3) A Three-Point-Five Essay is totally self-contained, meaning that it doesn’t connect with a broader topic or make room for more questions.  It pretends to be the final word on the subject.

College professors generally don’t want to see this kind of essay because they want to read complicated and interesting papers.  They don’t want to read the same thing three times, and they don’t want repetition to be the only strategy students have.  Saying the same thing over and over again is not very convincing, after all.  Professors would also like to know that their students can makes connections between the different parts of their arguments.  So, instead of thinking of each paragraph as one separate argument that has nothing to do with any of the others, they want students to think of the paper as one argument with a lot of paragraphs providing support for that argument.  Finally, professors want students to know that there is more to each subject than is given in the paper.  No paper is the be-all and end-all of anything.  It’s one side of a larger conversation about the topic of study.

Now that I’ve gone into the weaknesses in the Three-Point-Five format, let’s take a look at the Pros.

1) This format teaches students how to support a thesis.  That’s an important skill to have.  After all, the thesis is like the tip of a pyramid.  It needs everything underneath it, like the body paragraphs, to hold it up.

2) The Three-Point-Five essay teaches students how to write a paragraph.  It’s true that each paragraph has to connect with every other paragraph in some way, but each paragraph should discuss one idea.  Otherwise, the reader gets lost, unsure of what evidence goes with what idea.

3) It teaches you not to bite off more than you can chew.  In high school, three pieces of evidence can be enough to work with while learning the other skills I’ve already discussed.  However, by the time students reach college, they can handle more.  The workload gets bigger the farther in college you go because students get used to writing.  However, you don’t want to try to take on more information than you can handle.

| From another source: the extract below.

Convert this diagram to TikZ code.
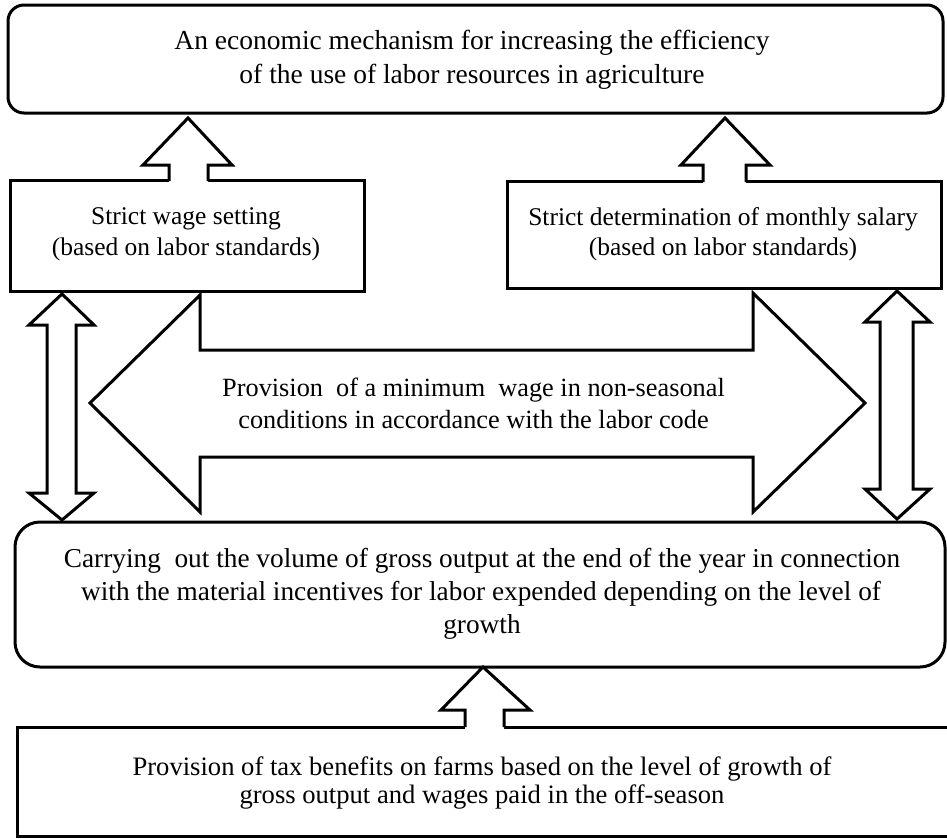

So, if you’re having trouble building onto the Three-Point-Five essay, here are some tips:

1) Make sure that your body paragraphs are connected.  You can do this by looking for similarities or differences.  You can say things like, “[My current point] is similar to [something I talked about earlier] because they both [mean the same thing].  Or, “Unlike [my last point], [my current point does something else].

2) In your conclusion, don’t just restate your thesis and summarize your argument.  Bring in a new perspective.  Think about new questions your arguments raise.  Think about how your paper fits into a larger understanding of the topic you’ve been discussing.  Maybe you question a long-held opinion, or maybe you support one.  Sometimes writing teachers call the conclusion “the pay-off” because they see the conclusion as the writer’s chance to explain why it was an important use of the reader’s time.  It’s the moment when the reader finds out what they’re supposed to take from this paper.

The Three-Point-Five essay is just one method of writing you’ve learned in the past that you can build upon as college writers.  Writing for college can be challenging, and sometimes it will feel like past experience hasn’t really prepared you for it, but if you think about it, I’m sure you’ll see that the writing you’ve done in the past can be useful.  Just like the Three-Point-Five essay, if you think about what each method has to offer, as well as what it doesn’t, you’ll find a way to use that method as a framework and build it up into a proper house…I mean, paper.